Archive for the ‘space’ category: Page 839
Oct 3, 2018
Scientists develop smart technology for synchronized 3D printing of concrete
Posted by Bill Kemp in categories: 3D printing, robotics/AI, space
Scientists from Nanyang Technological University, Singapore (NTU Singapore) have developed a technology whereby two robots can work in unison to 3D-print a concrete structure. This method of concurrent 3D printing, known as swarm printing, paves the way for a team of mobile robots to print even bigger structures in the future. Developed by Assistant Professor Pham Quang Cuong and his team at NTU’s Singapore Centre for 3D Printing, this new multi-robot technology is reported in Automation in Construction. The NTU scientist was also behind the Ikea Bot project earlier this year, in which two robots assembled an Ikea chair in about nine minutes.
Using a specially formulated cement mix suitable for 3D printing, this new development will allow for unique concrete designs currently impossible with conventional casting. Structures can also be produced on demand and in a much shorter period.
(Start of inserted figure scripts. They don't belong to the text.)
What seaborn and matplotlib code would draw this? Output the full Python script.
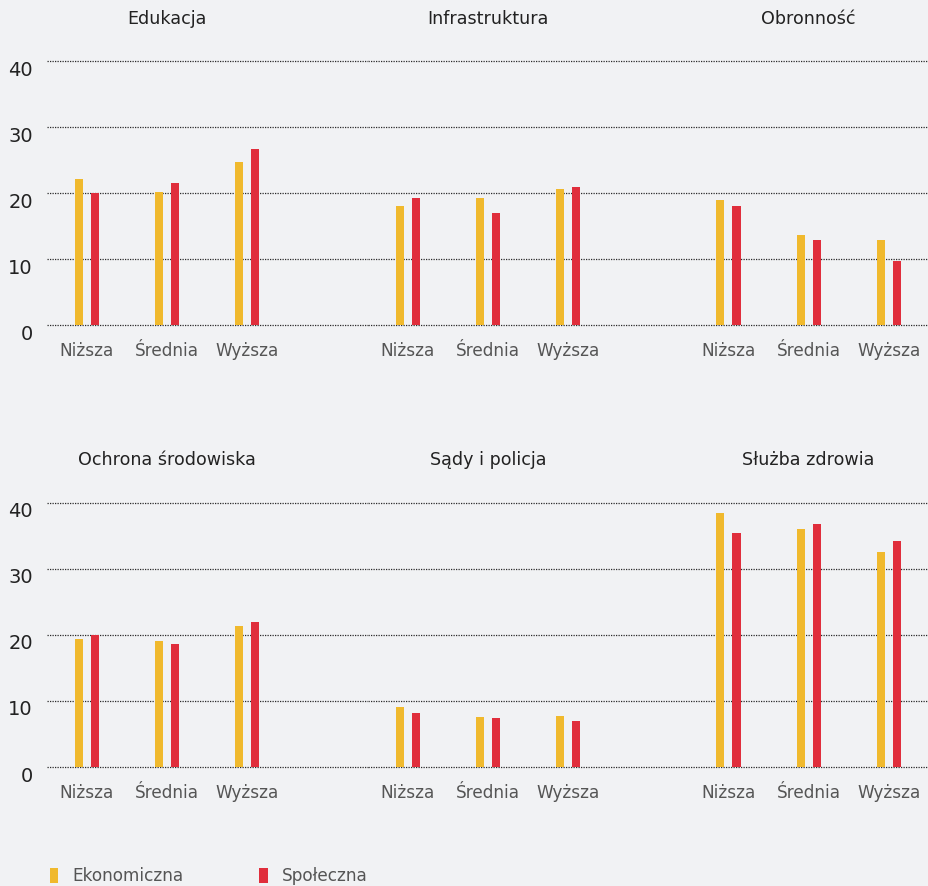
import numpy as np
import pandas as pd
import seaborn as sns
import matplotlib
matplotlib.use("Agg")
import matplotlib.pyplot as plt
from matplotlib.patches import Patch
from matplotlib.transforms import ScaledTranslation

# --- data -------------------------------------------------------------
panels = ["Edukacja", "Infrastruktura", "Obronność",
          "Ochrona środowiska", "Sądy i policja", "Służba zdrowia"]
levels = ["Niższa", "Średnia", "Wyższa"]
series = ["Ekonomiczna", "Społeczna"]

ekonomiczna = {
    "Edukacja":           [22.1, 20.2, 24.7],
    "Infrastruktura":     [18.0, 19.2, 20.6],
    "Obronność":          [19.0, 13.6, 12.9],
    "Ochrona środowiska": [19.3, 19.1, 21.4],
    "Sądy i policja":     [9.1, 7.5, 7.7],
    "Służba zdrowia":     [38.5, 36.0, 32.5],
}
spoleczna = {
    "Edukacja":           [20.0, 21.5, 26.7],
    "Infrastruktura":     [19.2, 17.0, 20.9],
    "Obronność":          [18.1, 12.9, 9.7],
    "Ochrona środowiska": [20.0, 18.6, 22.0],
    "Sądy i policja":     [8.1, 7.4, 6.9],
    "Służba zdrowia":     [35.4, 36.8, 34.2],
}
yticks = [0, 10, 20, 30, 40]

rows = []
for p in panels:
    for lvl, e, s in zip(levels, ekonomiczna[p], spoleczna[p]):
        rows.append((p, lvl, series[0], e))
        rows.append((p, lvl, series[1], s))
df = pd.DataFrame(rows, columns=["obszar", "poziom", "typ", "wartosc"])

# --- style ------------------------------------------------------------
BG = "#F1F2F4"
YELLOW = "#F0B92D"
RED = "#E02E3C"
palette = {series[0]: YELLOW, series[1]: RED}

sns.set_style("white", {"axes.facecolor": BG, "figure.facecolor": BG})
plt.rcParams["font.family"] = ["DejaVu Sans"]

fig = plt.figure(figsize=(9.29, 8.86), dpi=100)
fig.patch.set_facecolor(BG)

W, H = 929.0, 886.0
left = 46.7 / W
row_boxes = [(1 - 325 / H, 1 - 61.3 / H), (1 - 767 / H, 1 - 502.7 / H)]
ratios = [4, 4, 3]
total = sum(ratios)
span = 1.0 - left

label_shift = ScaledTranslation(0, -7 / 100, fig.dpi_scale_trans)

for r, (bottom, top) in enumerate(row_boxes):
    x0 = left
    for c in range(3):
        w = span * ratios[c] / total
        ax = fig.add_axes([x0, bottom, w, top - bottom])
        x0 += w
        name = panels[r * 3 + c]
        sub = df[df["obszar"] == name]
        sns.barplot(data=sub, x="poziom", y="wartosc", hue="typ",
                    order=levels, hue_order=series, palette=palette,
                    width=0.4, gap=0.5, saturation=1, legend=False,
                    linewidth=0, ax=ax)
        ax.set_facecolor(BG)
        ax.set_xlim(-0.5, ratios[c] - 0.5)
        ax.set_ylim(0, 40)
        ax.set_yticks(yticks)
        ax.set_xlabel("")
        ax.set_ylabel("")
        ax.set_axisbelow(True)
        ax.yaxis.grid(True, linestyle=(0, (1, 1)), color="#2a2a2a", linewidth=0.9)
        ax.xaxis.grid(False)
        for gl in ax.get_ygridlines():
            gl.set_clip_on(False)
        for sp in ax.spines.values():
            sp.set_visible(False)
        ax.tick_params(axis="x", length=0, pad=12, labelsize=12.2, labelcolor="#555555")
        ax.tick_params(axis="y", length=0, pad=10, labelsize=14, labelcolor="#222222")
        if c == 0:
            for lab in ax.get_yticklabels():
                lab.set_transform(lab.get_transform() + label_shift)
        else:
            ax.tick_params(axis="y", labelleft=False)
        ax.text(1, 1.16, name, transform=ax.get_xaxis_transform(),
                ha="center", va="center", fontsize=12.6, color="#222222")

handles = [Patch(facecolor=palette[s], edgecolor="none", label=s) for s in series]
fig.legend(handles=handles, loc="center left",
           bbox_to_anchor=(50 / W, 1 - 876 / H), ncol=2, frameon=False,
           handlelength=0.48, handleheight=0.96, handletextpad=0.84,
           columnspacing=4.48, borderpad=0, borderaxespad=0,
           fontsize=12.2, labelcolor="#555555")

fig.savefig("out.png", dpi=100, facecolor=BG)
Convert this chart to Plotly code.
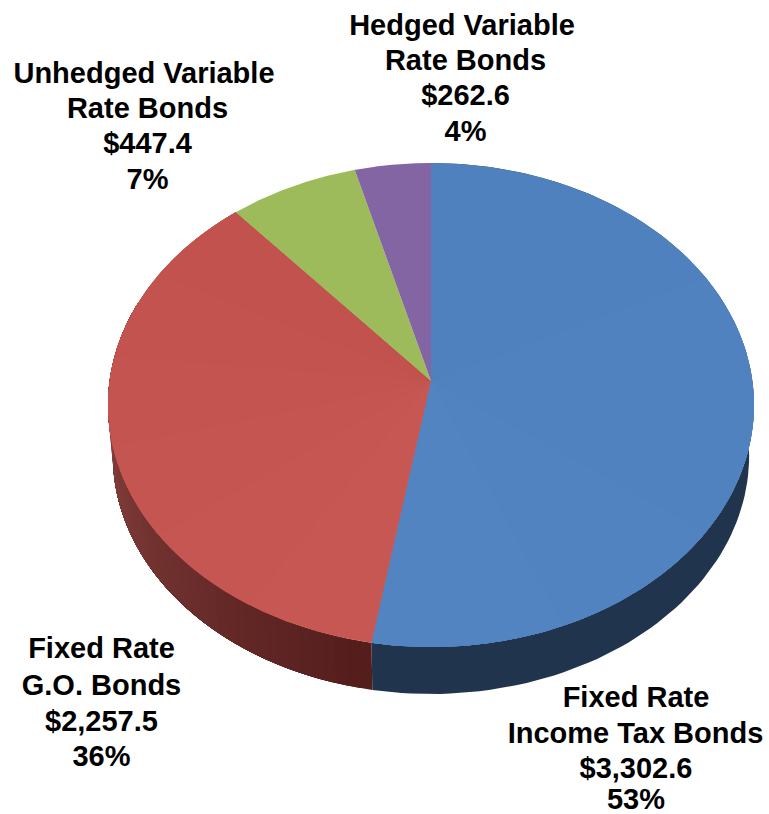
import numpy as np
import plotly.graph_objects as go

# Data
categories = [["Fixed Rate", "Income Tax Bonds"], ["Fixed Rate", "G.O. Bonds"],
              ["Unhedged Variable", "Rate Bonds"], ["Hedged Variable", "Rate Bonds"]]
values = [3302.6, 2257.5, 447.4, 262.6]
value_labels = ["$3,302.6", "$2,257.5", "$447.4", "$262.6"]
pct_labels = ["53%", "36%", "7%", "4%"]

# Styles and layout
top_start = [(79, 129, 190), (198, 87, 82), (157, 187, 91), (132, 101, 163)]
top_end = [(82, 132, 193), (194, 82, 78), (157, 187, 91), (132, 101, 163)]
blue_side = (33, 52, 78)
red_side_dark = (84, 30, 29)
red_side_light = (150, 76, 72)
label_x = [[636, 635.5, 636, 636], [101.5, 101.5, 101.5, 101.5], [144, 147.5, 147.5, 147.5], [462, 465.5, 465.5, 465.5]]
label_y = [[699.5, 735.5, 770.5, 802], [650.5, 687.5, 723.5, 758.5], [75.5, 110.5, 145.5, 181.5], [27.5, 62.5, 97.5, 133.5]]
CX, CY, A, B, K = 431.0, 381.0, 321.4, 239.6, 0.0992
DZ, S = 51.0, 0.985
W, H = 769, 814


def project(theta, scale=1.0, dz=0.0):
    u, v = np.sin(theta), np.cos(theta)
    d = 1 + K * v
    return CX + scale * A * u / d, CY + dz - scale * B * v / d


total = sum(values)
edges = np.concatenate([[0], np.cumsum(values)]) / total * 2 * np.pi
fig = go.Figure()


def rgb(c):
    return "rgb(%d,%d,%d)" % tuple(c)


def mix(c0, c1, g):
    return [int(c0[k] + (c1[k] - c0[k]) * g) for k in range(3)]


def poly(x, y, color):
    fig.add_trace(go.Scatter(x=list(x), y=list(y), mode="lines", fill="toself",
                             fillcolor=color, line=dict(color=color, width=0),
                             hoverinfo="skip", showlegend=False))


def wall(a0, a1, color):
    ts = np.linspace(a0, a1, 120)
    x1, y1 = project(ts)
    x2, y2 = project(ts[::-1], S, DZ)
    poly(np.r_[x1, x2], np.r_[y1, y2], rgb(color))


# Side wall: blue is flat, red darkens toward the bottom. Each step paints over
# the rest of the slice, so there are no seams between steps.
wall(edges[0], edges[1], blue_side)
limit = min(edges[2], np.radians(290))
steps = np.linspace(edges[1], limit, 50)
for j, t in enumerate(steps[:-1]):
    wall(t, limit, mix(red_side_dark, red_side_light, j / (len(steps) - 2)))

# Top faces, with a faint shift of shade across each slice
for i in range(4):
    n = 6 if i < 2 else 1
    starts = np.linspace(edges[i], edges[i + 1], n + 1)[:-1]
    for j, t in enumerate(starts):
        ts = np.linspace(t, edges[i + 1], 240)
        x, y = project(ts)
        poly(np.r_[CX, x, CX], np.r_[CY, y, CY],
             rgb(mix(top_start[i], top_end[i], j / max(n - 1, 1))))

# Labels
for i in range(4):
    lines = categories[i] + [value_labels[i], pct_labels[i]]
    fig.add_trace(go.Scatter(x=label_x[i], y=label_y[i], mode="text",
                             text=["<b>" + s + "</b>" for s in lines],
                             textposition="middle center", hoverinfo="skip", showlegend=False,
                             cliponaxis=False,
                             textfont=dict(family="Liberation Sans", size=29, color="black")))

fig.update_layout(width=W, height=H, margin=dict(l=0, r=0, t=0, b=0),
                  paper_bgcolor="white", plot_bgcolor="white", showlegend=False,
                  xaxis=dict(range=[0, W], visible=False, fixedrange=True),
                  yaxis=dict(range=[H, 0], visible=False, fixedrange=True))
fig.write_html("out.html", config=dict(displayModeBar=False),
               post_script="document.body.style.margin='0';document.documentElement.style.overflow='hidden';")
Currently, 3D-printing of large concrete structures requires huge printers that are larger in size than the printed objects, which is unfeasible since most construction sites have space constraints. Using multiple mobile robots that can 3D print in sync means large structures and specially designed facades can be printed anywhere, as long as there is enough space for the robots to move around the work site.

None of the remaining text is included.